── Dataset excerpt ──

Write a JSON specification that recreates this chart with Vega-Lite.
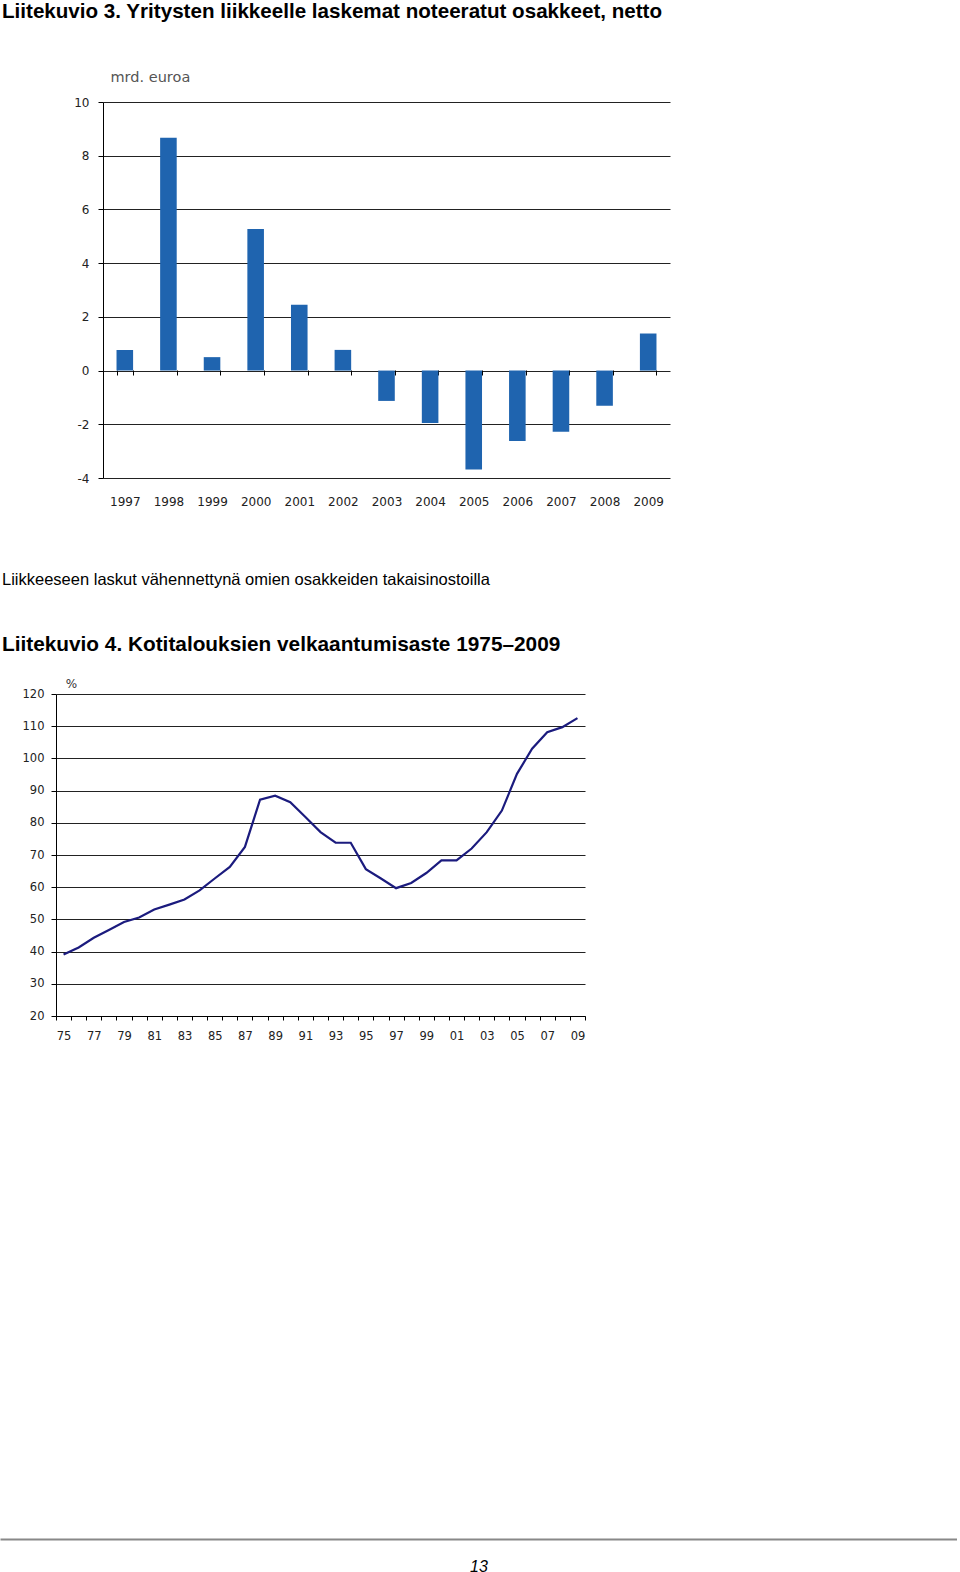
{
  "$schema": "https://vega.github.io/schema/vega-lite/v6.json",
  "background": "white",
  "padding": {"left": 0, "top": 2, "right": 0, "bottom": 0},
  "bounds": "flush",
  "spacing": 216,
  "config": {
    "view": {"stroke": null, "fill": null},
    "axis": {"labelFont": "DejaVu Sans", "labelColor": "#222", "titleFont": "DejaVu Sans", "domainColor": "#000", "tickColor": "#000", "gridColor": "#222", "gridWidth": 1, "domainWidth": 1, "tickWidth": 1},
    "title": {"anchor": "start", "frame": "group", "font": "Liberation Sans", "color": "#000", "subtitleFont": "Liberation Sans", "subtitleColor": "#000"}
  },
  "vconcat": [
    {
      "width": 670,
      "height": 376,
      "title": {"text": "Liitekuvio 3. Yritysten liikkeelle laskemat noteeratut osakkeet, netto", "fontSize": 20.6, "fontWeight": "bold", "dx": 2, "offset": 46},
      "data": {"values": [
        {"year": "1997", "value": 0.77},
        {"year": "1998", "value": 8.67},
        {"year": "1999", "value": 0.50},
        {"year": "2000", "value": 5.27},
        {"year": "2001", "value": 2.45},
        {"year": "2002", "value": 0.77},
        {"year": "2003", "value": -1.13},
        {"year": "2004", "value": -1.95},
        {"year": "2005", "value": -3.68},
        {"year": "2006", "value": -2.62},
        {"year": "2007", "value": -2.28},
        {"year": "2008", "value": -1.31},
        {"year": "2009", "value": 1.38}
      ]},
      "mark": {"type": "bar", "color": "#1F64AF"},
      "encoding": {
        "x": {"field": "year", "type": "ordinal", "scale": {"range": [103, 670], "paddingInner": 0.62, "paddingOuter": 0.31},
          "axis": {"orient": "bottom", "offset": -108, "domain": false, "ticks": true, "tickSize": 5, "tickBand": "extent", "labelPadding": 121, "labelAngle": 0, "labelFontSize": 12, "title": null, "grid": false}},
        "y": {"field": "value", "type": "quantitative", "scale": {"domain": [-4, 10], "nice": false, "zero": false},
          "axis": {"orient": "left", "offset": -103, "values": [-4, -2, 0, 2, 4, 6, 8, 10], "labelExpr": "'' + datum.value", "grid": true, "tickSize": 5, "labelPadding": 9, "labelFontSize": 12, "title": "mrd. euroa", "titleAngle": 0, "titleAlign": "left", "titleBaseline": "middle", "titleX": 7, "titleY": -25, "titleFontSize": 14.5, "titleFontWeight": "normal", "titleColor": "#555"}}
      }
    },
    {
      "width": 585,
      "height": 322,
      "title": {"text": "Liikkeeseen laskut vähennettynä omien osakkeiden takaisinostoilla", "fontSize": 16.5, "fontWeight": "normal", "subtitle": "Liitekuvio 4. Kotitalouksien velkaantumisaste 1975–2009", "subtitleFontSize": 20.8, "subtitleFontWeight": "bold", "subtitlePadding": 47, "dx": 2, "offset": 22},
      "data": {"values": [
        {"year": "1975", "ratio": 39.1}, {"year": "1976", "ratio": 41.3}, {"year": "1977", "ratio": 44.3},
        {"year": "1978", "ratio": 46.7}, {"year": "1979", "ratio": 49.2}, {"year": "1980", "ratio": 50.6},
        {"year": "1981", "ratio": 53.1}, {"year": "1982", "ratio": 54.6}, {"year": "1983", "ratio": 56.2},
        {"year": "1984", "ratio": 59.0}, {"year": "1985", "ratio": 62.7}, {"year": "1986", "ratio": 66.3},
        {"year": "1987", "ratio": 72.5}, {"year": "1988", "ratio": 87.2}, {"year": "1989", "ratio": 88.4},
        {"year": "1990", "ratio": 86.4}, {"year": "1991", "ratio": 81.8}, {"year": "1992", "ratio": 77.1},
        {"year": "1993", "ratio": 73.8}, {"year": "1994", "ratio": 73.8}, {"year": "1995", "ratio": 65.6},
        {"year": "1996", "ratio": 62.7}, {"year": "1997", "ratio": 59.7}, {"year": "1998", "ratio": 61.3},
        {"year": "1999", "ratio": 64.4}, {"year": "2000", "ratio": 68.3}, {"year": "2001", "ratio": 68.3},
        {"year": "2002", "ratio": 72.0}, {"year": "2003", "ratio": 77.1}, {"year": "2004", "ratio": 83.8},
        {"year": "2005", "ratio": 95.2}, {"year": "2006", "ratio": 103.0}, {"year": "2007", "ratio": 108.1},
        {"year": "2008", "ratio": 109.7}, {"year": "2009", "ratio": 112.5}
      ]},
      "mark": {"type": "line", "color": "#1B1B7E", "strokeWidth": 2.2},
      "encoding": {
        "x": {"field": "year", "type": "ordinal", "bandPosition": 0.5, "scale": {"type": "band", "range": [56, 585], "paddingInner": 0, "paddingOuter": 0},
          "axis": {"orient": "bottom", "domain": true, "ticks": true, "tickSize": 4, "tickBand": "extent", "labelExpr": "toNumber(datum.value) % 2 == 1 ? substring(datum.value, 2, 4) : ''", "labelPadding": 10, "labelAngle": 0, "labelFontSize": 11.5, "title": null, "grid": false}},
        "y": {"field": "ratio", "type": "quantitative", "scale": {"domain": [20, 120], "nice": false, "zero": false},
          "axis": {"orient": "left", "offset": -56, "values": [20, 30, 40, 50, 60, 70, 80, 90, 100, 110, 120], "grid": true, "tickSize": 5, "labelPadding": 7, "labelFontSize": 11.5, "title": "%", "titleAngle": 0, "titleAlign": "center", "titleBaseline": "middle", "titleX": 15, "titleY": -11, "titleFontSize": 12, "titleFontWeight": "normal", "titleColor": "#333"}}
      }
    },
    {
      "width": 957,
      "height": 307,
      "data": {"values": [{"page": "13"}]},
      "mark": {"type": "point", "opacity": 0},
      "encoding": {
        "x": {"field": "page", "type": "nominal",
          "axis": {"orient": "bottom", "domain": true, "domainColor": "#888", "domainWidth": 2, "ticks": false, "grid": false, "labelFont": "Liberation Sans", "labelFontStyle": "italic", "labelFontSize": 16, "labelColor": "#000", "labelPadding": 19, "labelAngle": 0, "title": null}}
      }
    }
  ]
}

───

- _Given exercise_: Copy the whole listing above word for word but do not carry over the pictures.

- _Solution for this task_:
Write a JSON specification that recreates this chart with Vega-Lite.
{
  "$schema": "https://vega.github.io/schema/vega-lite/v6.json",
  "background": "white",
  "padding": {"left": 0, "top": 2, "right": 0, "bottom": 0},
  "bounds": "flush",
  "spacing": 216,
  "config": {
    "view": {"stroke": null, "fill": null},
    "axis": {"labelFont": "DejaVu Sans", "labelColor": "#222", "titleFont": "DejaVu Sans", "domainColor": "#000", "tickColor": "#000", "gridColor": "#222", "gridWidth": 1, "domainWidth": 1, "tickWidth": 1},
    "title": {"anchor": "start", "frame": "group", "font": "Liberation Sans", "color": "#000", "subtitleFont": "Liberation Sans", "subtitleColor": "#000"}
  },
  "vconcat": [
    {
      "width": 670,
      "height": 376,
      "title": {"text": "Liitekuvio 3. Yritysten liikkeelle laskemat noteeratut osakkeet, netto", "fontSize": 20.6, "fontWeight": "bold", "dx": 2, "offset": 46},
      "data": {"values": [
        {"year": "1997", "value": 0.77},
        {"year": "1998", "value": 8.67},
        {"year": "1999", "value": 0.50},
        {"year": "2000", "value": 5.27},
        {"year": "2001", "value": 2.45},
        {"year": "2002", "value": 0.77},
        {"year": "2003", "value": -1.13},
        {"year": "2004", "value": -1.95},
        {"year": "2005", "value": -3.68},
        {"year": "2006", "value": -2.62},
        {"year": "2007", "value": -2.28},
        {"year": "2008", "value": -1.31},
        {"year": "2009", "value": 1.38}
      ]},
      "mark": {"type": "bar", "color": "#1F64AF"},
      "encoding": {
        "x": {"field": "year", "type": "ordinal", "scale": {"range": [103, 670], "paddingInner": 0.62, "paddingOuter": 0.31},
          "axis": {"orient": "bottom", "offset": -108, "domain": false, "ticks": true, "tickSize": 5, "tickBand": "extent", "labelPadding": 121, "labelAngle": 0, "labelFontSize": 12, "title": null, "grid": false}},
        "y": {"field": "value", "type": "quantitative", "scale": {"domain": [-4, 10], "nice": false, "zero": false},
          "axis": {"orient": "left", "offset": -103, "values": [-4, -2, 0, 2, 4, 6, 8, 10], "labelExpr": "'' + datum.value", "grid": true, "tickSize": 5, "labelPadding": 9, "labelFontSize": 12, "title": "mrd. euroa", "titleAngle": 0, "titleAlign": "left", "titleBaseline": "middle", "titleX": 7, "titleY": -25, "titleFontSize": 14.5, "titleFontWeight": "normal", "titleColor": "#555"}}
      }
    },
    {
      "width": 585,
      "height": 322,
      "title": {"text": "Liikkeeseen laskut vähennettynä omien osakkeiden takaisinostoilla", "fontSize": 16.5, "fontWeight": "normal", "subtitle": "Liitekuvio 4. Kotitalouksien velkaantumisaste 1975–2009", "subtitleFontSize": 20.8, "subtitleFontWeight": "bold", "subtitlePadding": 47, "dx": 2, "offset": 22},
      "data": {"values": [
        {"year": "1975", "ratio": 39.1}, {"year": "1976", "ratio": 41.3}, {"year": "1977", "ratio": 44.3},
        {"year": "1978", "ratio": 46.7}, {"year": "1979", "ratio": 49.2}, {"year": "1980", "ratio": 50.6},
        {"year": "1981", "ratio": 53.1}, {"year": "1982", "ratio": 54.6}, {"year": "1983", "ratio": 56.2},
        {"year": "1984", "ratio": 59.0}, {"year": "1985", "ratio": 62.7}, {"year": "1986", "ratio": 66.3},
        {"year": "1987", "ratio": 72.5}, {"year": "1988", "ratio": 87.2}, {"year": "1989", "ratio": 88.4},
        {"year": "1990", "ratio": 86.4}, {"year": "1991", "ratio": 81.8}, {"year": "1992", "ratio": 77.1},
        {"year": "1993", "ratio": 73.8}, {"year": "1994", "ratio": 73.8}, {"year": "1995", "ratio": 65.6},
        {"year": "1996", "ratio": 62.7}, {"year": "1997", "ratio": 59.7}, {"year": "1998", "ratio": 61.3},
        {"year": "1999", "ratio": 64.4}, {"year": "2000", "ratio": 68.3}, {"year": "2001", "ratio": 68.3},
        {"year": "2002", "ratio": 72.0}, {"year": "2003", "ratio": 77.1}, {"year": "2004", "ratio": 83.8},
        {"year": "2005", "ratio": 95.2}, {"year": "2006", "ratio": 103.0}, {"year": "2007", "ratio": 108.1},
        {"year": "2008", "ratio": 109.7}, {"year": "2009", "ratio": 112.5}
      ]},
      "mark": {"type": "line", "color": "#1B1B7E", "strokeWidth": 2.2},
      "encoding": {
        "x": {"field": "year", "type": "ordinal", "bandPosition": 0.5, "scale": {"type": "band", "range": [56, 585], "paddingInner": 0, "paddingOuter": 0},
          "axis": {"orient": "bottom", "domain": true, "ticks": true, "tickSize": 4, "tickBand": "extent", "labelExpr": "toNumber(datum.value) % 2 == 1 ? substring(datum.value, 2, 4) : ''", "labelPadding": 10, "labelAngle": 0, "labelFontSize": 11.5, "title": null, "grid": false}},
        "y": {"field": "ratio", "type": "quantitative", "scale": {"domain": [20, 120], "nice": false, "zero": false},
          "axis": {"orient": "left", "offset": -56, "values": [20, 30, 40, 50, 60, 70, 80, 90, 100, 110, 120], "grid": true, "tickSize": 5, "labelPadding": 7, "labelFontSize": 11.5, "title": "%", "titleAngle": 0, "titleAlign": "center", "titleBaseline": "middle", "titleX": 15, "titleY": -11, "titleFontSize": 12, "titleFontWeight": "normal", "titleColor": "#333"}}
      }
    },
    {
      "width": 957,
      "height": 307,
      "data": {"values": [{"page": "13"}]},
      "mark": {"type": "point", "opacity": 0},
      "encoding": {
        "x": {"field": "page", "type": "nominal",
          "axis": {"orient": "bottom", "domain": true, "domainColor": "#888", "domainWidth": 2, "ticks": false, "grid": false, "labelFont": "Liberation Sans", "labelFontStyle": "italic", "labelFontSize": 16, "labelColor": "#000", "labelPadding": 19, "labelAngle": 0, "title": null}}
      }
    }
  ]
}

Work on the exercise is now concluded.